On the editorial and communications side, interns have developed graphic design projects, built websites, digitally archived old TCF books, and edited the work of fellows and interns.
For nonprofit management, interns will help develop and implement a funding strategy for a particular policy area, or work on a business recovery plan.
How does the program work?
You’ll be with us in our New York City office for 8 weeks, full-time. The dates of the program are Monday, June 5 through Friday, July 28, 2017.
In some (rare) exceptions, we can alter the dates of the program, but we really prefer candidates who can work during the official period.
Umm, will I get paid?
Yes. You’ll receive a stipend of $5,000 for the summer. We’ll also cover your local commuting costs to and from the office. We’ll occasionally even pick up the tab for lunch. Mr. Filene wouldn’t have it any other way.
How do I apply?
First, you should be in an undergraduate, master’s or doctoral program. Recent college graduates are also welcome to apply.

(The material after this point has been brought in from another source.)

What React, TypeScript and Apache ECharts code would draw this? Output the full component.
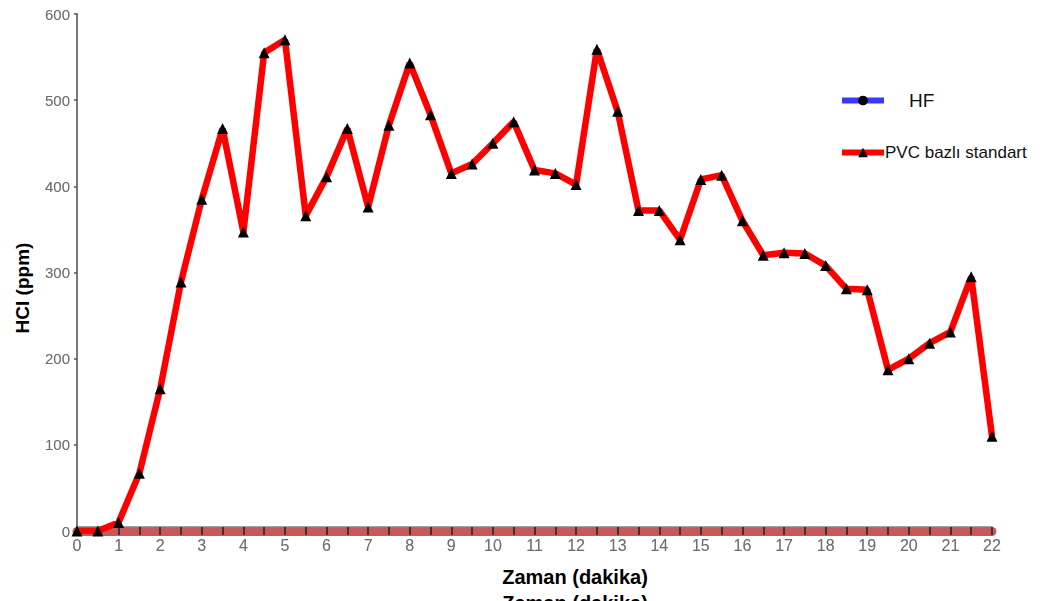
import React, { useEffect, useRef } from "react";
import * as echarts from "echarts";

const times: number[] = [
  0, 0.5, 1, 1.5, 2, 2.5, 3, 3.5, 4, 4.5, 5, 5.5, 6, 6.5, 7, 7.5, 8, 8.5, 9, 9.5,
  10, 10.5, 11, 11.5, 12, 12.5, 13, 13.5, 14, 14.5, 15, 15.5, 16, 16.5, 17, 17.5,
  18, 18.5, 19, 19.5, 20, 20.5, 21, 21.5, 22,
];
const pvcValues: number[] = [
  0, 0, 10, 67, 165, 289, 385, 467, 347, 555, 570, 366, 411, 467, 376, 471, 543,
  483, 415, 426, 450, 475, 419, 415, 402, 559, 487, 372, 372, 338, 408, 413, 360,
  320, 323, 322, 308, 281, 280, 187, 200, 218, 231, 295, 110,
];
const hfValues: number[] = [];
const seriesNames: string[] = ["HF", "PVC bazlı standart"];
const xTitle = "Zaman (dakika)";
const yTitle = "HCl (ppm)";

export default function App() {
  const ref = useRef<HTMLDivElement>(null);
  useEffect(() => {
    if (!ref.current) return;
    const chart = echarts.init(ref.current, undefined, { renderer: "svg" });
    const labelStyle = {
      color: "#6e6e6e",
      fontFamily: "Liberation Sans, Arial, sans-serif",
      fontSize: 16,
      textShadowColor: "rgba(0,0,0,0.25)",
      textShadowBlur: 1,
    };
    chart.setOption({
      animation: false,
      backgroundColor: "#ffffff",
      grid: { left: 77, right: 71, top: 14, bottom: 70, containLabel: false },
      xAxis: [
        {
          type: "value",
          min: 0,
          max: 22,
          interval: 0.5,
          position: "bottom",
          z: 1,
          axisLine: { show: true, onZero: false, lineStyle: { color: "#c65a5a", width: 9 } },
          axisTick: { show: false },
          axisLabel: { show: false },
          splitLine: { show: false },
        },
        {
          type: "value",
          min: 0,
          max: 22,
          interval: 0.5,
          position: "bottom",
          offset: -4,
          z: 3,
          axisLine: { show: true, onZero: false, lineStyle: { color: "#808080", width: 1.5 } },
          axisTick: { show: true, inside: false, length: 8, lineStyle: { color: "#222", width: 1.5 } },
          axisLabel: {
            ...labelStyle,
            margin: 10,
            formatter: (v: number) => (Number.isInteger(v) ? String(v) : ""),
          },
          splitLine: { show: false },
        },
      ],
      yAxis: {
        type: "value",
        min: 0,
        max: 600,
        interval: 100,
        axisLine: { show: true, lineStyle: { color: "#7a7a7a", width: 2 } },
        axisTick: { show: true, length: 3, lineStyle: { color: "#555", width: 1.5 } },
        axisLabel: { ...labelStyle, fontSize: 15, margin: 7 },
        splitLine: { show: false },
      },
      legend: [
        {
          data: [seriesNames[0]],
          left: 834,
          top: 86,
          itemWidth: 42,
          itemHeight: 12,
          lineStyle: { width: 6 },
          textStyle: {
            fontFamily: "Liberation Sans, Arial, sans-serif",
            fontSize: 19,
            color: "#111",
            padding: [0, 0, 0, 20],
          },
        },
        {
          data: [seriesNames[1]],
          left: 834,
          top: 139,
          itemWidth: 42,
          itemHeight: 12,
          itemGap: 0,
          lineStyle: { width: 6 },
          textStyle: {
            fontFamily: "Liberation Sans, Arial, sans-serif",
            fontSize: 17,
            color: "#111",
            padding: [0, 0, 0, -4],
          },
        },
      ],
      graphic: [
        {
          type: "text",
          rotation: Math.PI / 2,
          style: {
            text: yTitle,
            font: "bold 19px Liberation Sans, Arial, sans-serif",
            fill: "#000",
            align: "center",
            verticalAlign: "middle",
          },
          x: 22,
          y: 288,
        },
        {
          type: "text",
          x: 575,
          y: 577,
          style: {
            text: xTitle,
            font: "bold 20px Liberation Sans, Arial, sans-serif",
            fill: "#000",
            align: "center",
            verticalAlign: "middle",
          },
        },
        {
          type: "text",
          x: 575,
          y: 603,
          style: {
            text: xTitle,
            font: "bold 20px Liberation Sans, Arial, sans-serif",
            fill: "#000",
            align: "center",
            verticalAlign: "middle",
          },
        },
      ],
      series: [
        {
          name: seriesNames[0],
          type: "line",
          xAxisIndex: 0,
          data: hfValues.map((v, i) => [times[i], v]),
          symbol: "circle",
          symbolSize: 10,
          itemStyle: { color: "#000" },
          lineStyle: { color: "#3a3aff", width: 6 },
          color: "#3a3aff",
        },
        {
          name: seriesNames[1],
          type: "line",
          xAxisIndex: 0,
          data: pvcValues.map((v, i) => [times[i], v]),
          symbol: "triangle",
          symbolSize: 11,
          showAllSymbol: true,
          itemStyle: { color: "#000" },
          lineStyle: { color: "#ff0000", width: 6.5 },
          color: "#ff0000",
          z: 5,
        },
      ],
    });
    return () => chart.dispose();
  }, []);
  return (
    <div
      ref={ref}
      style={{ position: "absolute", left: 0, top: 0, width: 1063, height: 601, overflow: "hidden" }}
    />
  );
}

Second, you should read each job description carefully. You may apply for more than one internship opportunity, but each requires a separate submission. In recent years, 90% of successful applicants applied for a single internship.
If you choose to apply to more than internship, we strongly encourage you to tailor your cover letters to specifically address your interest in that particular field and opportunity. You may address your letter to the Summer Internship Selection Committee.
Third, you should be eligible to work in the United States – by being a citizen or being a student with an F-1 visa.
Dust off that resume or create a new one, write a compelling cover letter to distinguish yourself from the other applicants, and share two writing samples.
What kind of writing samples do you want?
There are no specific guidelines for the writing samples. They can be, really, anything – a paper for a class, an article or blogpost you’ve done for a publication, a report for work, or an excerpt from an essay or thesis. Each one could be a page, or two, or ten. We want to keep it simple so you don’t have to spend time trying to modify or tailor anything for us. Give us a sense of how you communicate and convey ideas. In short, pick work that represents you well.
What’s the timeline?
You must apply by February 14, 2017 to be considered. We review applications on a rolling basis, but make no decisions until after all applications have been reviewed.
We’ll schedule interviews by the end of February and make our selections by mid-March.
While we wish we could speak with all of you individually, due to the volume of applications we receive, we’re only able to contact those individuals selected for interviews.
Do you have a party line?
Nope. We value diversity of opinion here. In fact, our graduates have said that our commitment to intellectual freedom is one of the highlights of the program. You should know that we are deeply committed to advancing progressive public policy solutions. But we pride ourselves on having a big tent when it comes to defining what it means to be progressive.